**What is asked:** Reproduce all the lines below exactly and omit the images.

-- Information provided start --

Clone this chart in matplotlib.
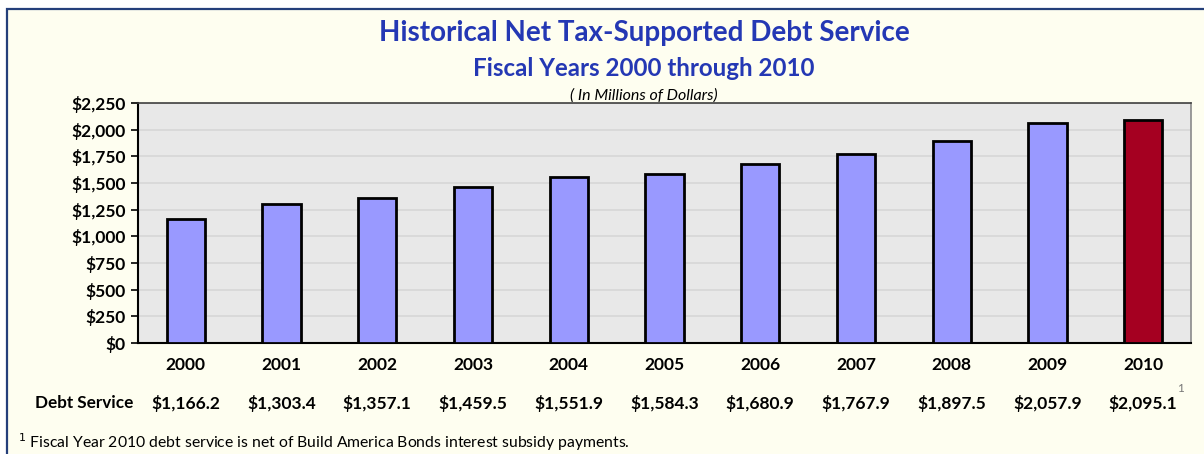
import matplotlib
matplotlib.use("Agg")
import matplotlib.pyplot as plt
from matplotlib.patches import Rectangle
from matplotlib.transforms import blended_transform_factory
import numpy as np

years = ["2000", "2001", "2002", "2003", "2004", "2005", "2006", "2007", "2008", "2009", "2010"]
debt_service = [1166.2, 1303.4, 1357.1, 1459.5, 1551.9, 1584.3, 1680.9, 1767.9, 1897.5, 2057.9, 2095.1]
debt_labels = ["$1,166.2", "$1,303.4", "$1,357.1", "$1,459.5", "$1,551.9", "$1,584.3",
               "$1,680.9", "$1,767.9", "$1,897.5", "$2,057.9", "$2,095.1"]
y_ticks = [0, 250, 500, 750, 1000, 1250, 1500, 1750, 2000, 2250]
y_tick_labels = ["$0", "$250", "$500", "$750", "$1,000", "$1,250", "$1,500", "$1,750", "$2,000", "$2,250"]
bar_colors = ["#9999FF"] * 10 + ["#A50021"]

plt.rcParams['font.family'] = ['Lato', 'DejaVu Sans']

W, H = 1204, 454
fig = plt.figure(figsize=(W / 100, H / 100), dpi=100)
fig.patch.set_facecolor("white")

# outer cream frame
frame = Rectangle((7 / W, -0.05), 1.1, 1 - 9 / H + 0.05, transform=fig.transFigure,
                  facecolor="#FEFEF0", edgecolor="#243F7A", linewidth=1.6, zorder=-10)
fig.patches.append(frame)

ax = fig.add_axes([138 / W, 1 - 343 / H, (1191 - 138) / W, (343 - 103) / H])
ax.set_zorder(1)
ax.set_facecolor("#E8E8E8")
x = np.arange(len(years))
ax.bar(x, debt_service, width=0.40, color=bar_colors, edgecolor="black", linewidth=2, zorder=3)
ax.set_xlim(-0.5, len(years) - 0.5)
ax.set_ylim(0, 2250)
ax.set_yticks(y_ticks)
ax.set_yticklabels(y_tick_labels, fontsize=12.5, fontweight="bold")
ax.tick_params(axis="y", length=5, width=1.2, pad=4, direction="out")
ax.set_xticks(x)
ax.set_xticklabels(years, fontsize=12.5, fontweight="bold")
ax.tick_params(axis="x", length=0, pad=10)
ax.yaxis.grid(True, color="#D6D6D6", linewidth=1.2, zorder=0)
ax.set_axisbelow(True)
for s in ["left", "bottom"]:
    ax.spines[s].set_color("black")
    ax.spines[s].set_linewidth(1.5)
ax.spines["top"].set_color("#404040")
ax.spines["top"].set_linewidth(1.2)
ax.spines["right"].set_color("#8A8A8A")
ax.spines["right"].set_linewidth(1.2)

# titles
fig.text(644 / W, 1 - 33 / H, "Historical Net Tax-Supported Debt Service", ha="center", va="center",
         fontsize=20, fontweight="bold", color="#2438B4")
fig.text(644 / W, 1 - 68 / H, "Fiscal Years 2000 through 2010", ha="center", va="center",
         fontsize=17.4, fontweight="bold", color="#2438B4")
fig.text(644 / W, 1 - 96 / H, "( In Millions of Dollars)", ha="center", va="center",
         fontsize=11.5, fontstyle="italic", color="black", zorder=0)

# debt service row
tr = blended_transform_factory(ax.transData, fig.transFigure)
for xi, lab in zip(x, debt_labels):
    ax.text(xi, 1 - 403 / H, lab, transform=tr, ha="center", va="center",
            fontsize=12.5, fontweight="bold", clip_on=False)
fig.text(133 / W, 1 - 403 / H, "Debt Service", ha="right", va="center", fontsize=12.3, fontweight="bold")
fig.text(1180 / W, 1 - 389 / H, "1", ha="center", va="center", fontsize=8.5, color="#777777")

# footnote
fig.text(18 / W, 1 - 442 / H, "$^{1}$ Fiscal Year 2010 debt service is net of Build America Bonds interest subsidy payments.",
         ha="left", va="center", fontsize=11.3)

fig.savefig("out.png", dpi=100, facecolor=fig.get_facecolor())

-- Information provided end --

**Full solution:**
Clone this chart in matplotlib.
import matplotlib
matplotlib.use("Agg")
import matplotlib.pyplot as plt
from matplotlib.patches import Rectangle
from matplotlib.transforms import blended_transform_factory
import numpy as np

years = ["2000", "2001", "2002", "2003", "2004", "2005", "2006", "2007", "2008", "2009", "2010"]
debt_service = [1166.2, 1303.4, 1357.1, 1459.5, 1551.9, 1584.3, 1680.9, 1767.9, 1897.5, 2057.9, 2095.1]
debt_labels = ["$1,166.2", "$1,303.4", "$1,357.1", "$1,459.5", "$1,551.9", "$1,584.3",
               "$1,680.9", "$1,767.9", "$1,897.5", "$2,057.9", "$2,095.1"]
y_ticks = [0, 250, 500, 750, 1000, 1250, 1500, 1750, 2000, 2250]
y_tick_labels = ["$0", "$250", "$500", "$750", "$1,000", "$1,250", "$1,500", "$1,750", "$2,000", "$2,250"]
bar_colors = ["#9999FF"] * 10 + ["#A50021"]

plt.rcParams['font.family'] = ['Lato', 'DejaVu Sans']

W, H = 1204, 454
fig = plt.figure(figsize=(W / 100, H / 100), dpi=100)
fig.patch.set_facecolor("white")

# outer cream frame
frame = Rectangle((7 / W, -0.05), 1.1, 1 - 9 / H + 0.05, transform=fig.transFigure,
                  facecolor="#FEFEF0", edgecolor="#243F7A", linewidth=1.6, zorder=-10)
fig.patches.append(frame)

ax = fig.add_axes([138 / W, 1 - 343 / H, (1191 - 138) / W, (343 - 103) / H])
ax.set_zorder(1)
ax.set_facecolor("#E8E8E8")
x = np.arange(len(years))
ax.bar(x, debt_service, width=0.40, color=bar_colors, edgecolor="black", linewidth=2, zorder=3)
ax.set_xlim(-0.5, len(years) - 0.5)
ax.set_ylim(0, 2250)
ax.set_yticks(y_ticks)
ax.set_yticklabels(y_tick_labels, fontsize=12.5, fontweight="bold")
ax.tick_params(axis="y", length=5, width=1.2, pad=4, direction="out")
ax.set_xticks(x)
ax.set_xticklabels(years, fontsize=12.5, fontweight="bold")
ax.tick_params(axis="x", length=0, pad=10)
ax.yaxis.grid(True, color="#D6D6D6", linewidth=1.2, zorder=0)
ax.set_axisbelow(True)
for s in ["left", "bottom"]:
    ax.spines[s].set_color("black")
    ax.spines[s].set_linewidth(1.5)
ax.spines["top"].set_color("#404040")
ax.spines["top"].set_linewidth(1.2)
ax.spines["right"].set_color("#8A8A8A")
ax.spines["right"].set_linewidth(1.2)

# titles
fig.text(644 / W, 1 - 33 / H, "Historical Net Tax-Supported Debt Service", ha="center", va="center",
         fontsize=20, fontweight="bold", color="#2438B4")
fig.text(644 / W, 1 - 68 / H, "Fiscal Years 2000 through 2010", ha="center", va="center",
         fontsize=17.4, fontweight="bold", color="#2438B4")
fig.text(644 / W, 1 - 96 / H, "( In Millions of Dollars)", ha="center", va="center",
         fontsize=11.5, fontstyle="italic", color="black", zorder=0)

# debt service row
tr = blended_transform_factory(ax.transData, fig.transFigure)
for xi, lab in zip(x, debt_labels):
    ax.text(xi, 1 - 403 / H, lab, transform=tr, ha="center", va="center",
            fontsize=12.5, fontweight="bold", clip_on=False)
fig.text(133 / W, 1 - 403 / H, "Debt Service", ha="right", va="center", fontsize=12.3, fontweight="bold")
fig.text(1180 / W, 1 - 389 / H, "1", ha="center", va="center", fontsize=8.5, color="#777777")

# footnote
fig.text(18 / W, 1 - 442 / H, "$^{1}$ Fiscal Year 2010 debt service is net of Build America Bonds interest subsidy payments.",
         ha="left", va="center", fontsize=11.3)

fig.savefig("out.png", dpi=100, facecolor=fig.get_facecolor())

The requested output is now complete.